Another unusual feature of this case was the incidental microMTC that coexisted with HT. In addition, the patient’s preoperative basal calcitonin level in our case was too low for the observed tumor size, even considering assay-dependent variation. We speculate that the cause of lack of detectable calcitonin may have been (1) tumor dedifferentiation and inability to make calcitonin, (2) preferential production of precursor peptides and aberrant forms of calcitonin, with the concomitant inability to produce mature calcitonin, or (3) a defect in the cellular secretory apparatus of calcitonin [5]. However, further studies including tumor immunohistochemistry for calcitonin, are needed to confirm this. Thus, such a marginal elevation of calcitonin in a patient with MTC can pose a diagnostic challenge for clinicians.

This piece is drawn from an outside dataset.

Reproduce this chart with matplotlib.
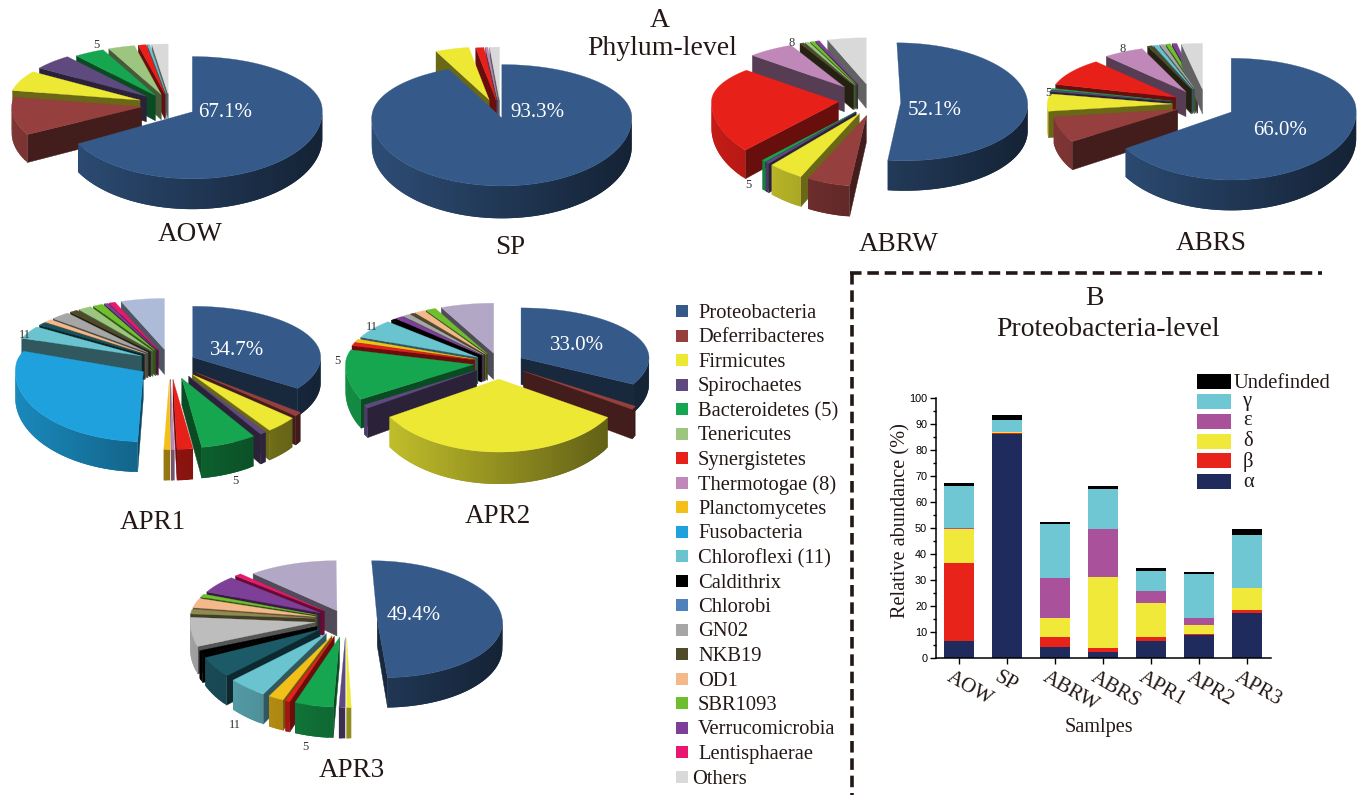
import numpy as np
import matplotlib
matplotlib.use('Agg')
import matplotlib.pyplot as plt
from matplotlib.patches import Rectangle
from matplotlib.transforms import ScaledTranslation

W, H = 1363, 795
SERIF = 'Liberation Serif'
SANS = 'Liberation Sans'
INK = '#231815'

# ---- data: phylum level -------------------------------------------------
phyla = ['Proteobacteria', 'Deferribacteres', 'Firmicutes', 'Spirochaetes', 'Bacteroidetes (5)',
         'Tenericutes', 'Synergistetes', 'Thermotogae (8)', 'Planctomycetes', 'Fusobacteria',
         'Chloroflexi (11)', 'Caldithrix', 'Chlorobi', 'GN02', 'NKB19', 'OD1', 'SBR1093',
         'Verrucomicrobia', 'Lentisphaerae', 'Others']
phyla_colors = ['#355a8a', '#953f3e', '#ece834', '#5f4a7f', '#17a650', '#9cc67f', '#e8201a', '#c088b8',
                '#f3bf19', '#1ea1dd', '#6ac4d0', '#000000', '#4f81bd', '#a6a6a6', '#4f4a2a', '#f3b98b',
                '#6fbe2e', '#7d3f98', '#e8186f', '#d9d9d9']

# index into phyla, then percent, clockwise from 12 o'clock
aow_idx = [0, 1, 2, 3, 4, 5, 6, 10, 19]
aow_val = [67.1, 11.0, 6.5, 5.0, 3.8, 3.3, 1.0, 0.3, 2.0]
sp_idx = [0, 2, 6, 7, 19]
sp_val = [93.3, 4.2, 1.0, 0.3, 1.2]
abrw_idx = [0, 1, 2, 3, 4, 6, 7, 14, 5, 16, 17, 19]
abrw_val = [52.1, 5.5, 4.5, 0.5, 0.5, 24.0, 6.0, 0.5, 0.5, 0.5, 0.5, 4.9]
abrs_idx = [0, 1, 2, 3, 4, 6, 7, 14, 10, 13, 16, 17, 19]
abrs_val = [66.0, 7.0, 5.5, 0.5, 0.5, 9.5, 5.3, 0.6, 0.6, 0.6, 0.6, 0.6, 2.7]
apr1_idx = [0, 1, 2, 3, 4, 6, 7, 8, 9, 10, 12, 15, 13, 14, 5, 16, 17, 18, 19]
apr1_val = [34.7, 1.0, 4.0, 0.8, 7.0, 2.0, 0.4, 0.8, 30.0, 4.0, 1.0, 1.0, 2.5, 1.0, 1.7, 1.3, 0.5, 0.8, 5.5]
apr2_idx = [0, 1, 2, 3, 4, 6, 8, 10, 11, 17, 13, 14, 15, 16, 19]
apr2_val = [33.0, 0.8, 32.5, 0.8, 12.5, 1.0, 1.0, 6.0, 0.6, 1.0, 1.0, 0.5, 1.3, 1.3, 6.7]
apr3_idx = [0, 2, 3, 4, 6, 8, 10, 12, 11, 13, 14, 15, 16, 17, 18, 19]
apr3_val = [49.4, 0.6, 0.8, 5.0, 0.6, 2.0, 5.0, 5.0, 1.0, 7.0, 1.5, 3.0, 1.0, 5.5, 0.9, 11.6]

# ---- data: proteobacteria level ------------------------------------------
samples = ['AOW', 'SP', 'ABRW', 'ABRS', 'APR1', 'APR2', 'APR3']
alpha = [6.5, 86.3, 4.3, 2.2, 6.6, 8.9, 17.1]
beta = [29.8, 0.2, 3.7, 1.6, 1.5, 0.3, 1.1]
delta = [13.2, 0.5, 7.4, 27.2, 13.1, 3.3, 8.8]
epsilon = [0.3, 0.0, 15.4, 18.7, 4.6, 2.8, 0.0]
gamma = [16.5, 4.6, 20.5, 15.3, 7.6, 17.1, 20.4]
undefined = [0.8, 1.7, 0.8, 1.0, 1.3, 0.6, 2.0]
class_colors = ['#1e2b5c', '#e8231a', '#f1e93a', '#a9519a', '#6fc7d4', '#000000']
legend_names = ['Undefinded', 'γ', 'ε', 'δ', 'β', 'α']


def darker(color, f):
    return tuple(min(1, c * f) for c in matplotlib.colors.to_rgb(color))


def draw_pie(ax, idx, val, expl, cx, cy, rx, far, near, depth, first=None, override=None):
    """fake 3D exploded pie, centre in pixels, clockwise from the top.
    first holds far/near/shear for the big first slice"""
    override = override or {}
    first = first or {}

    def proj(x, y, k, z=0.0):
        f = first.get('far', far) if k == 0 else far
        n = first.get('near', near) if k == 0 else near
        sh = first.get('shear', 0.0) if k == 0 else 0.0
        py = cy - y * np.where(y > 0, f, n)
        return cx + rx * (x + sh * y), py + z * depth * (1 - 0.15 * y)

    edges = np.cumsum([0] + list(val)) / 100 * 2 * np.pi
    order = []
    for k in range(len(val)):
        mid = (edges[k] + edges[k + 1]) / 2
        order.append(((expl[k] + 0.5) * np.cos(mid), k))
    for _, k in sorted(order, reverse=True):
        t0, t1 = edges[k], edges[k + 1]
        mid = (t0 + t1) / 2
        ex, ey = expl[k] * np.sin(mid), expl[k] * np.cos(mid)
        col = override.get(idx[k], phyla_colors[idx[k]])
        th = np.linspace(t0, t1, max(3, int(np.degrees(t1 - t0) / 2) + 2))
        x, y = ex + np.sin(th), ey + np.cos(th)
        wall = darker(col, 0.45)
        for t, vis in ((t0, np.sin(t0) < -1e-6), (t1, np.sin(t1) > 1e-6)):
            if vis:
                e = np.array([ex, ex + np.sin(t)])
                f = np.array([ey, ey + np.cos(t)])
                px, py = proj(e, f, k)
                qx, qy = proj(e, f, k, 1.0)
                ax.fill([px[0], px[1], qx[1], qx[0]], [py[0], py[1], qy[1], qy[0]],
                        fc=wall, ec=wall, lw=0.3, zorder=2)
        # rim, each piece runs over the next one so no seams show
        for i in range(len(th) - 1):
            tm = (th[i] + th[i + 1]) / 2
            if np.cos(tm) > 0.02:
                continue
            shade = 0.85 - 0.47 * (np.sin(tm) + 1) / 2
            c = darker(col, shade)
            j = min(i + 3, len(th))
            px, py = proj(x[i:j], y[i:j], k)
            qx, qy = proj(x[i:j], y[i:j], k, 1.0)
            ax.fill(np.r_[px, qx[::-1]], np.r_[py, qy[::-1]], fc=c, ec='none', zorder=2)
        px, py = proj(np.r_[ex, x], np.r_[ey, y], k)
        ax.fill(px, py, fc=col, ec=col, lw=0.2, zorder=2)


plt.rcParams['font.family'] = [SERIF, 'DejaVu Serif']
fig = plt.figure(figsize=(W / 100, H / 100), dpi=100)
ax = fig.add_axes([0, 0, 1, 1])
ax.set_xlim(0, W)
ax.set_ylim(H, 0)
ax.axis('off')


def label(x, y, s, **kw):
    # text sits a bit high with va=center
    kw.setdefault('ha', 'center')
    kw.setdefault('color', INK)
    ax.text(x, y + 2.5, s, va='center', zorder=5, **kw)


LAVENDER = '#b3a7c6'
draw_pie(ax, aow_idx, aow_val, [.2, .22, .25, .25, .22, .22, .22, .22, .22],
         170, 105, 130, 50, 58, 26, first={'far': 54, 'near': 67})
draw_pie(ax, sp_idx, sp_val, [.03, .32, .3, .3, .3], 501, 116, 130, 53, 68, 28)
draw_pie(ax, abrw_idx, abrw_val, [.21, .2, .2, .2, .2, .28, .4, .4, .4, .4, .4, .4],
         874, 102, 127, 46, 71, 26, first={'far': 60, 'near': 58, 'shear': -0.03})
draw_pie(ax, abrs_idx, abrs_val, [.23, .24, .27, .28, .28, .29, .32, .35, .35, .35, .35, .35, .33],
         1206, 104.5, 125, 46, 60, 26, first={'far': 52, 'near': 68})
draw_pie(ax, apr1_idx, apr1_val, [.2] + [.25] * 18, 170, 362, 128, 51, 70, 26,
         first={'near': 55}, override={19: '#aebbd8', 12: '#14525c'})
draw_pie(ax, apr2_idx, apr2_val, [.2, .22, .22] + [.2] * 12, 499, 363, 128, 50, 73, 27,
         first={'near': 56}, override={19: LAVENDER})
draw_pie(ax, apr3_idx, apr3_val, [.25] + [.25] * 14 + [.2], 346, 620, 125, 50, 70, 26,
         first={'far': 59, 'near': 58, 'shear': -0.045},
         override={19: LAVENDER, 12: '#1d5a68', 13: '#bdbdbd', 14: '#8f8a50'})

# titles
label(660, 18, 'A', fontsize=20)
label(662, 46, 'Phylum-level', fontsize=20)
label(1094, 296, 'B', fontsize=20)
label(1108, 327, 'Proteobacteria-level', fontsize=20)

pie_names = [('AOW', 190, 232), ('SP', 510, 245), ('ABRW', 899, 242), ('ABRS', 1211, 241),
             ('APR1', 153, 520), ('APR2', 498, 514), ('APR3', 352, 768)]
for s, x, y in pie_names:
    label(x, y, s, fontsize=19.5)

pct_labels = [('67.1%', 225, 110), ('93.3%', 537, 110), ('52.1%', 935, 108), ('66.0%', 1280, 128),
              ('34.7%', 237, 348), ('33.0%', 577, 343), ('49.4%', 414, 613)]
for s, x, y in pct_labels:
    label(x, y, s, fontsize=15, color='white')

small_labels = [('5', 96, 42), ('8', 792, 41), ('5', 748, 183), ('8', 1123, 47), ('5', 1048, 90),
                ('11', 25, 332), ('5', 235, 478), ('11', 372, 325), ('5', 337, 359),
                ('11', 235, 723), ('5', 305, 744)]
for s, x, y in small_labels:
    label(x, y, s, fontsize=9, color='#333333')

# phylum legend
for i, name in enumerate(phyla):
    y = 311 + 24.5 * i
    ax.add_patch(Rectangle((676, y - 6), 12, 12, fc=phyla_colors[i], ec='none'))
    label(692 if name == 'Others' else 698, y, name, fontsize=14.8, ha='left')

# dashed frame round panel B
ax.plot([850, 1322], [273, 273], color=INK, lw=2.6, dashes=(3.2, 1.6))
ax.plot([851.5, 851.5], [273, 795], color=INK, lw=2.6, dashes=(3.2, 1.6))

# panel B, real axes
bx = fig.add_axes([935.5 / W, 1 - 657.7 / H, (1270.6 - 935.5) / W, (657.7 - 398) / H])
bx.patch.set_alpha(0)
pos = np.arange(len(samples))
bottom = np.zeros(len(samples))
for vals, c in zip([alpha, beta, delta, epsilon, gamma, undefined], class_colors):
    bx.bar(pos, vals, 0.62, bottom=bottom, color=c)
    bottom += np.array(vals)
bx.set_xlim(-0.49, 6.49)
bx.set_ylim(0, 100)
bx.spines['top'].set_visible(False)
bx.spines['right'].set_visible(False)
bx.spines['left'].set_linewidth(1.1)
bx.spines['bottom'].set_linewidth(1.1)
bx.set_yticks(np.arange(0, 101, 10))
bx.set_yticks(np.arange(5, 100, 10), minor=True)
bx.tick_params(axis='y', which='major', length=4, width=1, pad=2)
bx.tick_params(axis='y', which='minor', length=2.2, width=1)
bx.tick_params(axis='x', length=4, width=1, pad=3)
for t in bx.get_yticklabels():
    t.set_fontfamily(SANS)
    t.set_fontsize(7.8)
bx.set_xticks(pos)
bx.set_xticklabels(samples, rotation=-30, ha='left', rotation_mode='anchor', fontsize=15, color=INK)
shift = ScaledTranslation(-6 / 100, 0, fig.dpi_scale_trans)
for t in bx.get_xticklabels():
    t.set_transform(t.get_transform() + shift)
ax.text(901, 521, 'Relative abundance (%)', fontsize=14.6, rotation=90, ha='center', va='center',
        color=INK, rotation_mode='anchor')
label(1099, 725, 'Samlpes', fontsize=14.6)

# panel B legend
swatch_y = [381, 401, 421, 441, 460.5, 481]
text_y = [381, 399, 418, 439, 459, 480]
for y, ty, name, c in zip(swatch_y, text_y, legend_names, class_colors[::-1]):
    ax.add_patch(Rectangle((1197, y - 7.5), 34, 15, fc=c, ec='none'))
    label(1234 if name == 'Undefinded' else 1243, ty, name, fontsize=14.8, ha='left')

fig.savefig('out.png', dpi=100)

In conclusion, we experienced a unique case of Hashimoto’s hypothyroidism with subsequent incidental detection of a microMTC. Due to the distinct cell origins and the paucity of cases with coexistence of these conditions, whether a pathogenic relationship exists among these three diseases remains unclear.

Notes

No potential conflict of interest relevant to this article was reported.

References

1. Saratziotis A, Karakousis K, Tzika K, Oikonomou KG, Vlachostergios PJ. Hashimoto’s thyroiditis and Kikuchi’s disease: presentation of a case and review of the literature. Case Rep Otolaryngol 2012;2012:267595.
2. Sopena B, Rivera A, Vazquez-Trinanes C, et al. Autoimmune manifestations of Kikuchi disease. Semin Arthritis Rheum 2012;41:900–906.
3. Go EJ, Jung YJ, Han SB, Suh BK, Kang JH. A case of Kikuchi-Fujimoto disease with autoimmune thyroiditis. Korean J Pediatr 2012;55:445–448.
4. Yoo IH, Na H, Bae EY, et al. Recurrent lymphadenopathy in children with Kikuchi-Fujimoto disease. Eur J Pediatr 2014;173:1193–1199.
5. Brutsaert EF, Gersten AJ, Tassler AB, Surks MI. Medullary thyroid cancer with undetectable serum calcitonin. J Clin Endocrinol Metab 2015;100:337–341.

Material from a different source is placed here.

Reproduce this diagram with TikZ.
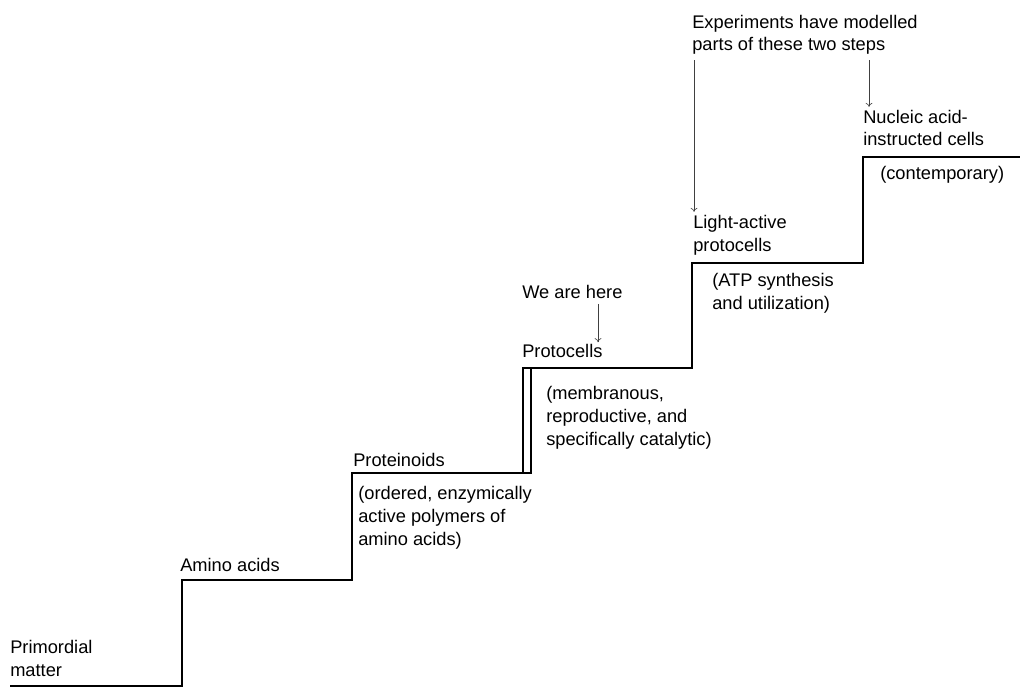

Article information Continued

Figure 1.

(A) Contrast-enhanced computed tomography of the neck showed enlarged right cervical lymph nodes (arrow). (B) Lymph node biopsy demonstrated mixed inflammatory cells including histiocytes and plasmacytoid monocytes with necrotic fibrin debris and karyorrhexis (H&E, ×400).

Figure 2.

(A) Ultrasonography of the right thyroid lobe revealed a 7-mm hypoechoic nodule (arrow). (B) Surgical section of medullary thyroid cancer (MTC) with polygonal or spindle cells in nests or follicle formation. Tumor cells displayed granular cytoplasm with oval nuclei. The stroma contained amyloid deposits (H&E, ×200). (C) Congo red staining of MTC showed apple green birefringence (arrowheads, ×100). C, carotid artery; T, trachea.